» Instructions to follow
Transcribe each line of the material as it is, and drop any picture.

• • •

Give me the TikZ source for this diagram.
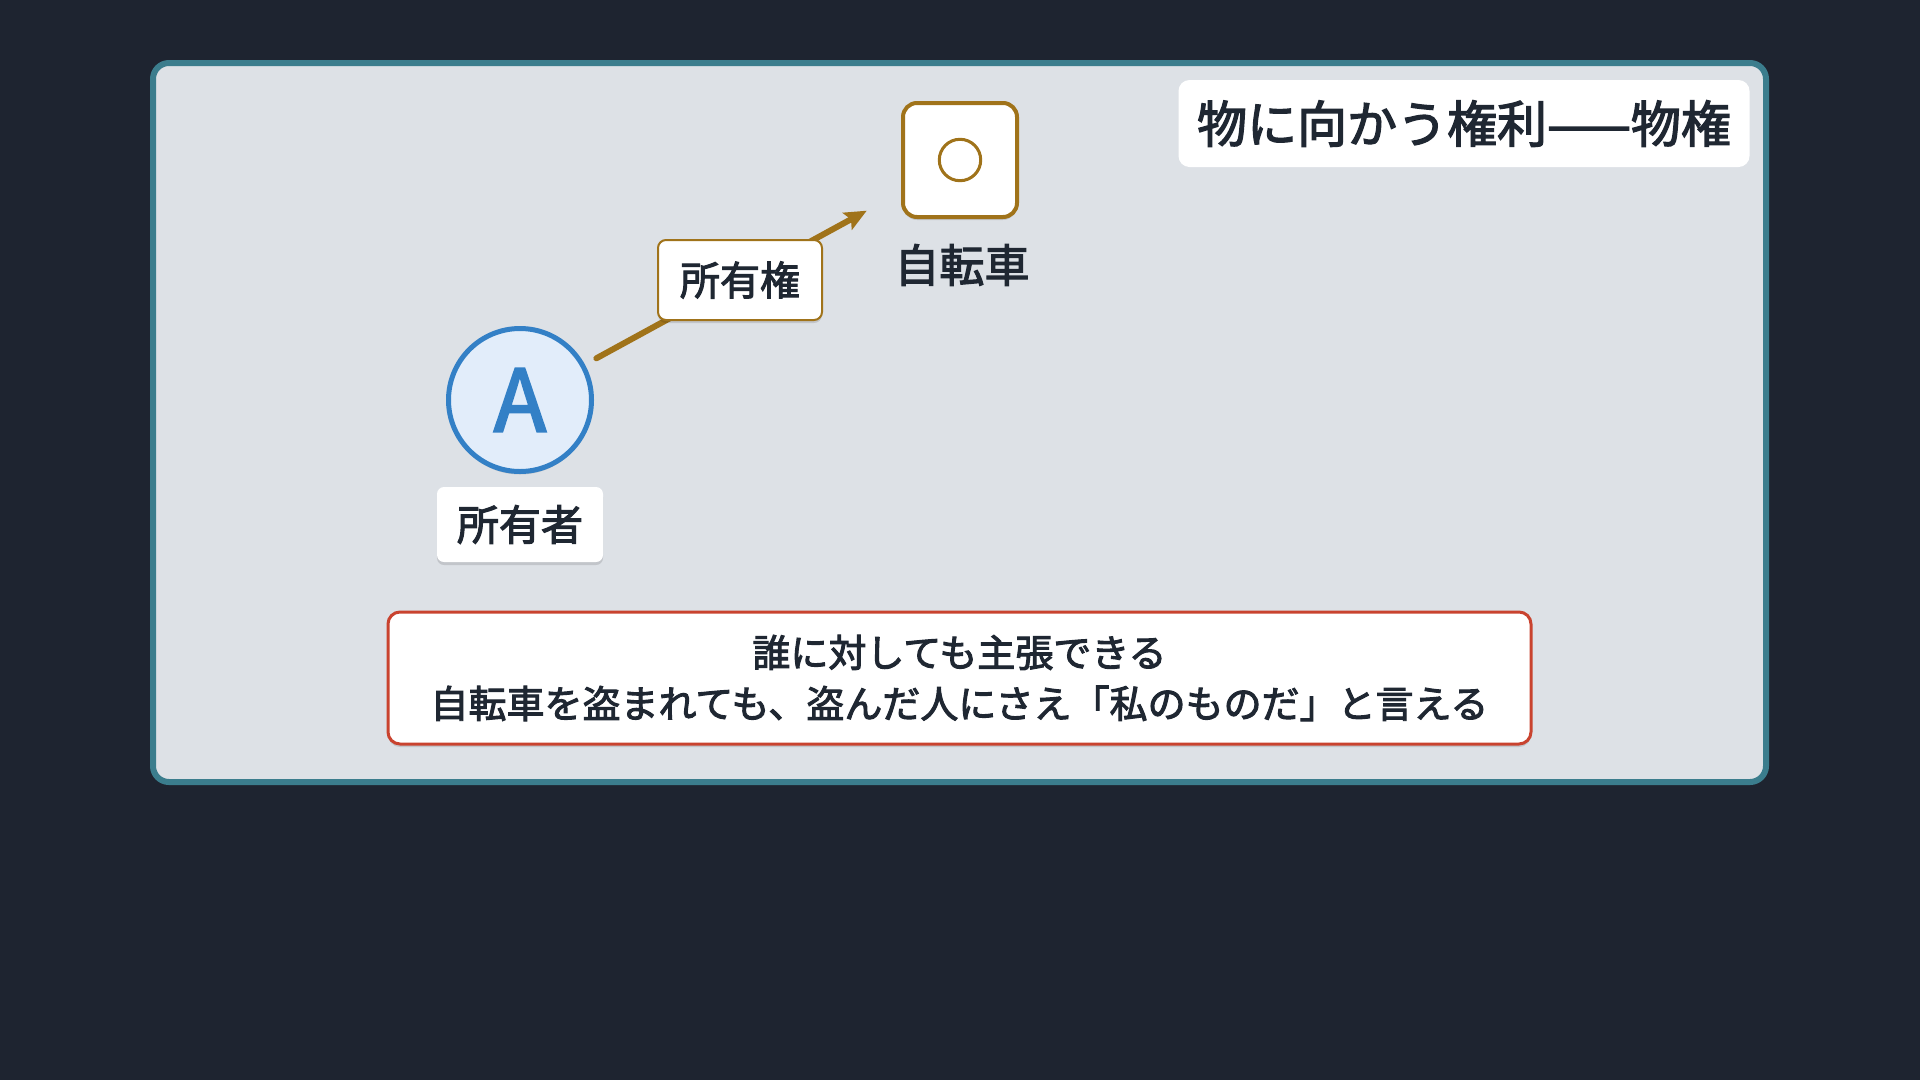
\documentclass[tikz,border=0pt]{standalone}
\usepackage{fontspec}
\setmainfont{Noto Sans CJK JP}[FakeBold=2.6]
\usetikzlibrary{arrows.meta,shadows,calc}
\definecolor{bgdark}{HTML}{1E2430}
\definecolor{panelfill}{HTML}{DDE1E6}
\definecolor{panelborder}{HTML}{3B7D8D}
\definecolor{txt}{HTML}{1F2732}
\definecolor{gold}{HTML}{A0731A}
\definecolor{blueA}{HTML}{3380C6}
\definecolor{bluefill}{HTML}{E2EDFA}
\definecolor{redb}{HTML}{C9432F}
\tikzset{
  softshadow/.style={drop shadow={shadow xshift=0pt,shadow yshift=-3pt,opacity=0.12,fill=black}},
  panel/.style={draw=panelborder,fill=panelfill,line width=6pt,rounded corners=16pt},
  ownercircle/.style={circle,draw=blueA,fill=bluefill,line width=5pt,minimum size=143pt,inner sep=0pt,
    text=blueA,font=\fontsize{86}{100}\selectfont,softshadow},
  bikebox/.style={rectangle,draw=gold,fill=white,line width=4pt,rounded corners=14pt,
    minimum width=114pt,minimum height=114pt,inner sep=0pt,text=gold,font=\fontsize{48}{56}\selectfont,softshadow},
  biketext/.style={text=txt,font=\fontsize{45}{54}\selectfont,inner sep=0pt},
  ownerlabel/.style={rectangle,fill=white,rounded corners=7pt,minimum width=166pt,minimum height=75pt,
    inner sep=0pt,text=txt,font=\fontsize{42}{50}\selectfont,softshadow},
  rightlabel/.style={rectangle,draw=gold,fill=white,line width=2pt,rounded corners=8pt,minimum width=164pt,
    minimum height=80pt,inner sep=0pt,text=txt,font=\fontsize{40}{48}\selectfont,softshadow},
  titlebox/.style={rectangle,fill=white,rounded corners=11pt,minimum width=571pt,minimum height=87pt,
    inner sep=0pt,text=txt,font=\fontsize{50}{60}\selectfont},
  notebox/.style={rectangle,draw=redb,fill=white,line width=3pt,rounded corners=12pt,minimum width=1143pt,
    minimum height=132pt,inner sep=0pt,align=center,text=txt,font=\fontsize{38}{51}\selectfont,softshadow},
  owns/.style={draw=gold,line width=6pt,line cap=round,-{Stealth[length=22pt,width=19pt,inset=4pt]},
    shorten <=13pt,shorten >=39pt}
}
\begin{document}
\begin{tikzpicture}[x=1pt,y=-1pt]
\useasboundingbox (0,0) rectangle (1920,1080);
\fill[bgdark] (0,0) rectangle (1920,1080);
\draw[panel] (153,63) rectangle (1766,782);
\node[ownercircle] (A) at (520,400) {A};
\node[bikebox] (B) at (960,160) {○};
\node[biketext] (Btext) at (962,265) {自転車};
\node[ownerlabel] (Alabel) at (520,524.5) {所有者};
\draw[owns] (A) -- (B);
\node[rightlabel] (R) at ($(A)!0.5!(B)$) {所有権};
\node[titlebox] (T) at (1464,123.5) {物に向かう権利——物権};
\node[notebox] (N) at (959.5,678) {誰に対しても主張できる\\自転車を盗まれても、盗んだ人にさえ「私のものだ」と言える};
\end{tikzpicture}
\end{document}
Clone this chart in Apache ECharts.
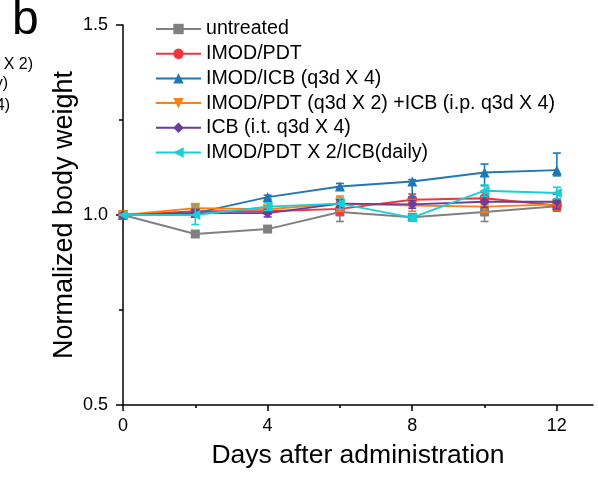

• • •

» Reply
Give me the TikZ source for this diagram.
\documentclass[tikz,border=0pt]{standalone}
\usepackage{fontspec}
\setmainfont{Noto Sans CJK JP}[FakeBold=2.6]
\usetikzlibrary{arrows.meta,shadows,calc}
\definecolor{bgdark}{HTML}{1E2430}
\definecolor{panelfill}{HTML}{DDE1E6}
\definecolor{panelborder}{HTML}{3B7D8D}
\definecolor{txt}{HTML}{1F2732}
\definecolor{gold}{HTML}{A0731A}
\definecolor{blueA}{HTML}{3380C6}
\definecolor{bluefill}{HTML}{E2EDFA}
\definecolor{redb}{HTML}{C9432F}
\tikzset{
  softshadow/.style={drop shadow={shadow xshift=0pt,shadow yshift=-3pt,opacity=0.12,fill=black}},
  panel/.style={draw=panelborder,fill=panelfill,line width=6pt,rounded corners=16pt},
  ownercircle/.style={circle,draw=blueA,fill=bluefill,line width=5pt,minimum size=143pt,inner sep=0pt,
    text=blueA,font=\fontsize{86}{100}\selectfont,softshadow},
  bikebox/.style={rectangle,draw=gold,fill=white,line width=4pt,rounded corners=14pt,
    minimum width=114pt,minimum height=114pt,inner sep=0pt,text=gold,font=\fontsize{48}{56}\selectfont,softshadow},
  biketext/.style={text=txt,font=\fontsize{45}{54}\selectfont,inner sep=0pt},
  ownerlabel/.style={rectangle,fill=white,rounded corners=7pt,minimum width=166pt,minimum height=75pt,
    inner sep=0pt,text=txt,font=\fontsize{42}{50}\selectfont,softshadow},
  rightlabel/.style={rectangle,draw=gold,fill=white,line width=2pt,rounded corners=8pt,minimum width=164pt,
    minimum height=80pt,inner sep=0pt,text=txt,font=\fontsize{40}{48}\selectfont,softshadow},
  titlebox/.style={rectangle,fill=white,rounded corners=11pt,minimum width=571pt,minimum height=87pt,
    inner sep=0pt,text=txt,font=\fontsize{50}{60}\selectfont},
  notebox/.style={rectangle,draw=redb,fill=white,line width=3pt,rounded corners=12pt,minimum width=1143pt,
    minimum height=132pt,inner sep=0pt,align=center,text=txt,font=\fontsize{38}{51}\selectfont,softshadow},
  owns/.style={draw=gold,line width=6pt,line cap=round,-{Stealth[length=22pt,width=19pt,inset=4pt]},
    shorten <=13pt,shorten >=39pt}
}
\begin{document}
\begin{tikzpicture}[x=1pt,y=-1pt]
\useasboundingbox (0,0) rectangle (1920,1080);
\fill[bgdark] (0,0) rectangle (1920,1080);
\draw[panel] (153,63) rectangle (1766,782);
\node[ownercircle] (A) at (520,400) {A};
\node[bikebox] (B) at (960,160) {○};
\node[biketext] (Btext) at (962,265) {自転車};
\node[ownerlabel] (Alabel) at (520,524.5) {所有者};
\draw[owns] (A) -- (B);
\node[rightlabel] (R) at ($(A)!0.5!(B)$) {所有権};
\node[titlebox] (T) at (1464,123.5) {物に向かう権利——物権};
\node[notebox] (N) at (959.5,678) {誰に対しても主張できる\\自転車を盗まれても、盗んだ人にさえ「私のものだ」と言える};
\end{tikzpicture}
\end{document}
Clone this chart in Apache ECharts.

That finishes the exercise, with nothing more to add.